LLVM Working On "HIPSPV" So AMD HIP Code Can Turn Into SPIR-V And Run On OpenCL

Written by Michael Larabel in LLVM on 14 December 2021 at 05:37 AM EST. 18 Comments
LLVM
Upstreaming progress is being made on a new "HIPSPV" toolchain for AMD's HIP path so that SPIR-V kernels can be executed and ultimately allowing for execution by OpenCL drivers. This HIPSPV effort driven outside of AMD aims to be able to allow HIP code to work on other GPU drivers such as those from Intel.

AMD's HIP is their C++ Runtime API and kernel language for portable applications on AMD and NVIDIA GPUs from a single source tree.

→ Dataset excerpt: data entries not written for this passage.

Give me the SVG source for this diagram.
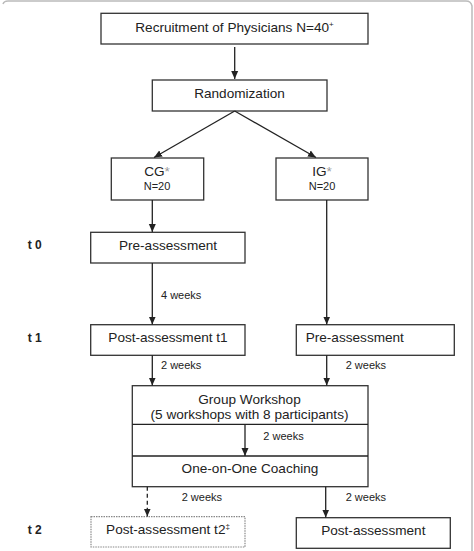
<svg xmlns="http://www.w3.org/2000/svg" width="474" height="551" viewBox="0 0 474 551">
<style>
.box{fill:#fff;stroke:#333;stroke-width:1.3}
.dot{fill:#fff;stroke:#888;stroke-width:1.2;stroke-dasharray:1.5 1}
.t{font-family:"Liberation Sans",Arial,sans-serif;font-size:13.6px;fill:#222}
.s{font-family:"Liberation Sans",Arial,sans-serif;font-size:11px;fill:#222}
.lb{font-family:"Liberation Sans",Arial,sans-serif;font-size:12px;font-weight:bold;fill:#222}
.c{fill:none;stroke:#222;stroke-width:1.3}
</style>
<defs>
<marker id="ah" viewBox="0 0 8 8" refX="8" refY="4" markerWidth="8" markerHeight="8" markerUnits="userSpaceOnUse" orient="auto">
<path d="M0,0.5 L8,4 L0,7.5 z" fill="#222"/>
</marker>
</defs>
<rect width="474" height="551" fill="#fff"/>
<path d="M3,4 Q4,1 8,1 L466,1 Q471,1 472,6 L472,551" fill="none" stroke="#bbb" stroke-width="1.5"/>

<g id="time-labels">
<text class="lb" x="27.7" y="249">t 0</text>
<text class="lb" x="27.7" y="341.5">t 1</text>
<text class="lb" x="27.7" y="534">t 2</text>
</g>

<g id="recruitment">
<rect class="box" x="101" y="13.3" width="267" height="30.7"/>
<text class="t" x="234.5" y="31.5" text-anchor="middle">Recruitment of Physicians N=40<tspan font-size="8" dy="-5">+</tspan></text>
</g>

<g id="randomization">
<rect class="box" x="152.3" y="80" width="174.7" height="31"/>
<text class="t" x="239.5" y="97.5" text-anchor="middle">Randomization</text>
</g>

<g id="cg">
<rect class="box" x="111.3" y="158" width="92.4" height="42"/>
<text class="t" x="157" y="175.5" text-anchor="middle">CG<tspan fill="#999">*</tspan></text>
<text class="s" x="157" y="189.5" text-anchor="middle">N=20</text>
</g>

<g id="ig">
<rect class="box" x="276" y="158" width="92" height="42"/>
<text class="t" x="322" y="175.5" text-anchor="middle">IG<tspan fill="#999">*</tspan></text>
<text class="s" x="322" y="189.5" text-anchor="middle">N=20</text>
</g>

<g id="pre-cg">
<rect class="box" x="90.7" y="232.3" width="154.3" height="30.7"/>
<text class="t" x="168" y="249.5" text-anchor="middle">Pre-assessment</text>
</g>

<g id="post-t1">
<rect class="box" x="90.7" y="324.7" width="154.3" height="30.6"/>
<text class="t" x="168" y="341.7" text-anchor="middle">Post-assessment t1</text>
</g>

<g id="pre-ig">
<rect class="box" x="296.3" y="324.7" width="158" height="30.6"/>
<text class="t" x="305.7" y="341.7">Pre-assessment</text>
</g>

<g id="intervention">
<rect class="box" x="132.3" y="385.7" width="235.7" height="101"/>
<line class="c" x1="132.3" y1="424.3" x2="368" y2="424.3"/>
<line class="c" x1="132.3" y1="456" x2="368" y2="456"/>
<text class="t" x="249.5" y="403.5" text-anchor="middle">Group Workshop</text>
<text class="t" x="249.5" y="418.5" text-anchor="middle">(5 workshops with 8 participants)</text>
<text class="t" x="250" y="472.7" text-anchor="middle">One-on-One Coaching</text>
</g>

<g id="post-t2">
<rect class="dot" x="91" y="516.7" width="154" height="30.3"/>
<text class="t" x="168" y="534" text-anchor="middle">Post-assessment t2<tspan font-size="8" dy="-5">‡</tspan></text>
</g>

<g id="post-ig">
<rect class="box" x="296.3" y="517.7" width="154" height="30.6"/>
<text class="t" x="373.3" y="534.5" text-anchor="middle">Post-assessment</text>
</g>

<g id="connectors">
<line class="c" x1="234.7" y1="47" x2="234.7" y2="79" marker-end="url(#ah)"/>
<line class="c" x1="234.7" y1="111" x2="154" y2="157.5" marker-end="url(#ah)"/>
<line class="c" x1="234.7" y1="111" x2="316" y2="157.5" marker-end="url(#ah)"/>
<line class="c" x1="152.3" y1="200" x2="152.3" y2="232" marker-end="url(#ah)"/>
<line class="c" x1="326.7" y1="200" x2="326.7" y2="324.5" marker-end="url(#ah)"/>
<line class="c" x1="152.3" y1="263" x2="152.3" y2="324.5" marker-end="url(#ah)"/>
<line class="c" x1="152.3" y1="355.3" x2="152.3" y2="385.5" marker-end="url(#ah)"/>
<line class="c" x1="326.7" y1="355.3" x2="326.7" y2="385.5" marker-end="url(#ah)"/>
<line class="c" x1="245" y1="424.3" x2="245" y2="456" marker-end="url(#ah)"/>
<line class="c" x1="147.3" y1="486.7" x2="147.3" y2="516.5" stroke-dasharray="4 3" marker-end="url(#ah)"/>
<line class="c" x1="325.7" y1="486.7" x2="325.7" y2="517.5" marker-end="url(#ah)"/>
<text class="s" x="161" y="299">4 weeks</text>
<text class="s" x="161" y="369">2 weeks</text>
<text class="s" x="345.7" y="369">2 weeks</text>
<text class="s" x="263.3" y="440">2 weeks</text>
<text class="s" x="181.7" y="501">2 weeks</text>
<text class="s" x="345.7" y="501">2 weeks</text>
</g>
</svg>
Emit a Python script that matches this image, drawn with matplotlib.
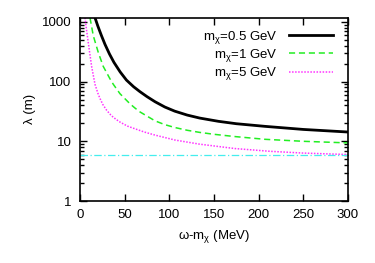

HIP has been AMD's answer to NVIDIA's CUDA by aiming to make it easy to port CUDA code to run on AMD Radeon / Instinct hardware. With tools like their open-source HIPIFY they even aim to make it easy and automated as possible for converting CUDA sources to HIP.

HIP is part of AMD's Radeon Open eCosystem "ROCm" driver stack for GPU computing. HIP/ROCm leverages the open-source LLVM compiler stack and from there generates AMD GPU device code for execution.

Being worked on now by other developers is "HIPSPV" as a new complementary HIP toolchain for LLVM. With HIPSPV rather than going to the AMDGPU back-end, HIPSPV aims to generate SPIR-V code from HIP. Those generated SPIR-V modules in turn could then run atop an OpenCL driver assuming all the necessary extensions and other requirements are in place. SPIR-V, of course, being The Khronos Group's modern intermediate representation for compute/graphics used now across OpenCL / OpenGL / Vulkan across vendors.


There has been prior efforts around converting HIP to SPIR-V for Intel GPU execution while now HIPSPV is working its way toward upstream LLVM. Henry Linjamäki of Tampere University of Technology in Finland has been leading this HIPSPV effort with more details via this llvm-dev posting.

Yesterday this HIP toolchain refactoring work landed as a prerequisite for landing HIPSPV. The actual HIPSPV work and related patches are still pending.

HIPSPV intends to make use of LLVM's new SPIR-V back-end that should soon be merged while for the moment it's making use of the external LLVM SPIR-V translator.

It will be very interesting to see how well HIPSPV works in practice and how robust the toolchain support is for getting HIP converted to SPIR-V and how easily it will run atop OpenCL environments. Besides being beneficial to Intel with their Compute-Runtime / Level Zero for then handling HIP/CUDA codes, HIPSPV could also be beneficial for HIP on other open-source OpenCL drivers potentially like Mesa's Clover and the like. With software like Blender now offering AMD HIP support, it will be interesting to see if HIPSPV could work here, etc. Interesting times ahead and great seeing all the continued open-source innovations around LLVM.